* START Recorded data *

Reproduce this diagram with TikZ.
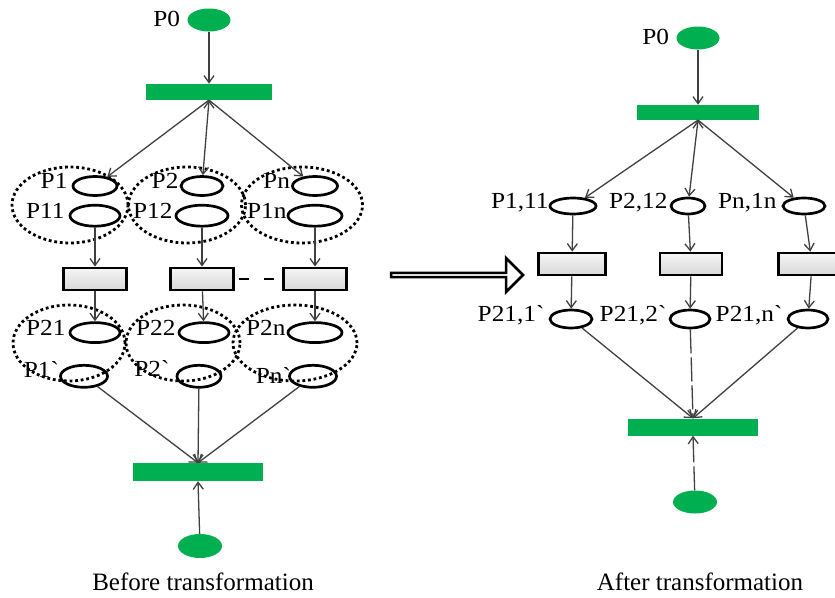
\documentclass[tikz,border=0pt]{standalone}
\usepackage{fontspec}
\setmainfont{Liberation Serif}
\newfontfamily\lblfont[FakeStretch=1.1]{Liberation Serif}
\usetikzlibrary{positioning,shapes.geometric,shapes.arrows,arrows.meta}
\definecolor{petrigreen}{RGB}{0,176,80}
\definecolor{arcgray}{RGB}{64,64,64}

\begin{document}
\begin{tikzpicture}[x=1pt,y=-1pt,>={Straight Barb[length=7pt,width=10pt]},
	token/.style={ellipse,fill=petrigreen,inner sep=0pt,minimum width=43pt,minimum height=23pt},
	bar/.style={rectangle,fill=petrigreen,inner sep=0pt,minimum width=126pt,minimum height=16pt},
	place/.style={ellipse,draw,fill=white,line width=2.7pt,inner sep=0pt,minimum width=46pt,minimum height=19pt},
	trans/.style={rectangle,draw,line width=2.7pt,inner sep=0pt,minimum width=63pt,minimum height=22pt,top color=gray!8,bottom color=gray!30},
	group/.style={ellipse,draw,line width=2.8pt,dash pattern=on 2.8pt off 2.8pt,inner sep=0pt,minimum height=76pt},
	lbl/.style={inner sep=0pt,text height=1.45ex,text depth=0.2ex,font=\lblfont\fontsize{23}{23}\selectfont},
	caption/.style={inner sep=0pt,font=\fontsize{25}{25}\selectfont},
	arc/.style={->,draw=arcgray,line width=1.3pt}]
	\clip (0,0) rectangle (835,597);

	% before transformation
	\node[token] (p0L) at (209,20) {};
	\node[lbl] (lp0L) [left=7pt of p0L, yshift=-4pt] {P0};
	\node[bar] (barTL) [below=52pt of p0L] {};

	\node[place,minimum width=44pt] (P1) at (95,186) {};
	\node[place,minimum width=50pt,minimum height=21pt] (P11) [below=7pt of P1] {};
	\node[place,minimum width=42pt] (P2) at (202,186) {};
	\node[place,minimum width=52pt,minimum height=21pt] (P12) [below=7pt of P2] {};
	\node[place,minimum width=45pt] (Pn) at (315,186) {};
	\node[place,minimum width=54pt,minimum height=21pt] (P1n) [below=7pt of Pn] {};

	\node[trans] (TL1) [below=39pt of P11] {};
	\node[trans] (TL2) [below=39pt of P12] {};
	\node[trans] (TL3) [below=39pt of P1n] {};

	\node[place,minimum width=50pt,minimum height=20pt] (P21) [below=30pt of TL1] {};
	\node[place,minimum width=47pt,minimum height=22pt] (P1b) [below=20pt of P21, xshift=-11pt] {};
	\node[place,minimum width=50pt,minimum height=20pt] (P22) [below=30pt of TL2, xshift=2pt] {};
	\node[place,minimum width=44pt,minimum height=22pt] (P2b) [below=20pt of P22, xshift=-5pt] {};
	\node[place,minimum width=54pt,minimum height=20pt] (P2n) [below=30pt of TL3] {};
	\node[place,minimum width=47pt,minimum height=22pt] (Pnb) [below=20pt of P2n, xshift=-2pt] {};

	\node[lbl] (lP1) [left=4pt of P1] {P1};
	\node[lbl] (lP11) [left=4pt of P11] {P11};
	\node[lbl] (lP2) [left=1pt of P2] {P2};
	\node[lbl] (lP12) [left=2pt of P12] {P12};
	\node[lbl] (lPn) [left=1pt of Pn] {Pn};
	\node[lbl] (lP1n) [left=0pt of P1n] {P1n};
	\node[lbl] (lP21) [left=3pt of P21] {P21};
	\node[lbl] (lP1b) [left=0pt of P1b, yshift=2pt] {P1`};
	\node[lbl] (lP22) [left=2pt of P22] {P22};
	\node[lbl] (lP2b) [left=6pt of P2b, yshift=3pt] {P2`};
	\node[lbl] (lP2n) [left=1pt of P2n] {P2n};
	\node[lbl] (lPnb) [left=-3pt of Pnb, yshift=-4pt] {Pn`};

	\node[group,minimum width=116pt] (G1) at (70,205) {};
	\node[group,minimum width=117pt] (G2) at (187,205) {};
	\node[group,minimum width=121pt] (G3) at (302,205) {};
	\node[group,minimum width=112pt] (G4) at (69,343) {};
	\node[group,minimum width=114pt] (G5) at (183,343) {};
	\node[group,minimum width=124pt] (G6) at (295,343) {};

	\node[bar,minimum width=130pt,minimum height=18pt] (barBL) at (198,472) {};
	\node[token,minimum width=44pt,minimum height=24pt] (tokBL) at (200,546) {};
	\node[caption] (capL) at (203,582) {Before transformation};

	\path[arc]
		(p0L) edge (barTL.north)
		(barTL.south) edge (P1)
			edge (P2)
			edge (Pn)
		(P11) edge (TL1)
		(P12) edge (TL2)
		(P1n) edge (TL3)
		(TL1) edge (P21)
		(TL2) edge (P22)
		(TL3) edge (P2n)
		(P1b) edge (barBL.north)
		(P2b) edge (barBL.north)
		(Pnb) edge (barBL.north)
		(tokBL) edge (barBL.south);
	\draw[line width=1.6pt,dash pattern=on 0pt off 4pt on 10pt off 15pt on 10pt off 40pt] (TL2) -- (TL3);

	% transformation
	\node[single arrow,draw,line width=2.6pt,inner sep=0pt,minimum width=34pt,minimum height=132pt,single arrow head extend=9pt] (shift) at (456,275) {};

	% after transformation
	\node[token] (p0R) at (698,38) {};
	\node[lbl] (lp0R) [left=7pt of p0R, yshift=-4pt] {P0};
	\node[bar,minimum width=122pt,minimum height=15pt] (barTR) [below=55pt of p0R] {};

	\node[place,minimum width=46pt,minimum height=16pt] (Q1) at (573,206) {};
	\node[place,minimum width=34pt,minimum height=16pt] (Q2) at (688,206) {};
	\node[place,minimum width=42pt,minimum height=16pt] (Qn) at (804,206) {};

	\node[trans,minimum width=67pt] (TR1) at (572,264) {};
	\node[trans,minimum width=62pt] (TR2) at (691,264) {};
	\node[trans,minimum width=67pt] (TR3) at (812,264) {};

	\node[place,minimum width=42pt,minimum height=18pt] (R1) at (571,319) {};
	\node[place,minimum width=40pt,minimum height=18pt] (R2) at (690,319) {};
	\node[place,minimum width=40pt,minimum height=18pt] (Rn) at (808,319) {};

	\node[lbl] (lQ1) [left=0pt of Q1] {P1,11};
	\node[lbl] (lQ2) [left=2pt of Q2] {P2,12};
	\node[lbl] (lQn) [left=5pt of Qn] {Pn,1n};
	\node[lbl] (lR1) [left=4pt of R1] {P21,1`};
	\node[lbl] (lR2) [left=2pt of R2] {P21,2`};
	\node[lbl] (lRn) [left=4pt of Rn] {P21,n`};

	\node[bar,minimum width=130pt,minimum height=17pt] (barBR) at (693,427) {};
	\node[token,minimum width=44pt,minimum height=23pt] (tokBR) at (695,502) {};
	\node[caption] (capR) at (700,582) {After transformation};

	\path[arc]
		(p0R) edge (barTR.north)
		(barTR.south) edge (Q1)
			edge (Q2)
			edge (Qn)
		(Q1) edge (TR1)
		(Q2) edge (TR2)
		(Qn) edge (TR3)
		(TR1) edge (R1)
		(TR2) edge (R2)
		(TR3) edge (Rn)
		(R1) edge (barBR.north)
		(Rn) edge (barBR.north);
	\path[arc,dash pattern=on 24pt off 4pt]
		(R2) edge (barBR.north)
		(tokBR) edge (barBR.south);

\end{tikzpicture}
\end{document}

* END Recorded data *

**Problem**
Omit the pictures, then repeat exactly each line from the beginning of the listing through the line with "(0,0) rectangle (835,597);".

**Expected answer**
Reproduce this diagram with TikZ.
\documentclass[tikz,border=0pt]{standalone}
\usepackage{fontspec}
\setmainfont{Liberation Serif}
\newfontfamily\lblfont[FakeStretch=1.1]{Liberation Serif}
\usetikzlibrary{positioning,shapes.geometric,shapes.arrows,arrows.meta}
\definecolor{petrigreen}{RGB}{0,176,80}
\definecolor{arcgray}{RGB}{64,64,64}

\begin{document}
\begin{tikzpicture}[x=1pt,y=-1pt,>={Straight Barb[length=7pt,width=10pt]},
	token/.style={ellipse,fill=petrigreen,inner sep=0pt,minimum width=43pt,minimum height=23pt},
	bar/.style={rectangle,fill=petrigreen,inner sep=0pt,minimum width=126pt,minimum height=16pt},
	place/.style={ellipse,draw,fill=white,line width=2.7pt,inner sep=0pt,minimum width=46pt,minimum height=19pt},
	trans/.style={rectangle,draw,line width=2.7pt,inner sep=0pt,minimum width=63pt,minimum height=22pt,top color=gray!8,bottom color=gray!30},
	group/.style={ellipse,draw,line width=2.8pt,dash pattern=on 2.8pt off 2.8pt,inner sep=0pt,minimum height=76pt},
	lbl/.style={inner sep=0pt,text height=1.45ex,text depth=0.2ex,font=\lblfont\fontsize{23}{23}\selectfont},
	caption/.style={inner sep=0pt,font=\fontsize{25}{25}\selectfont},
	arc/.style={->,draw=arcgray,line width=1.3pt}]
	\clip (0,0) rectangle (835,597);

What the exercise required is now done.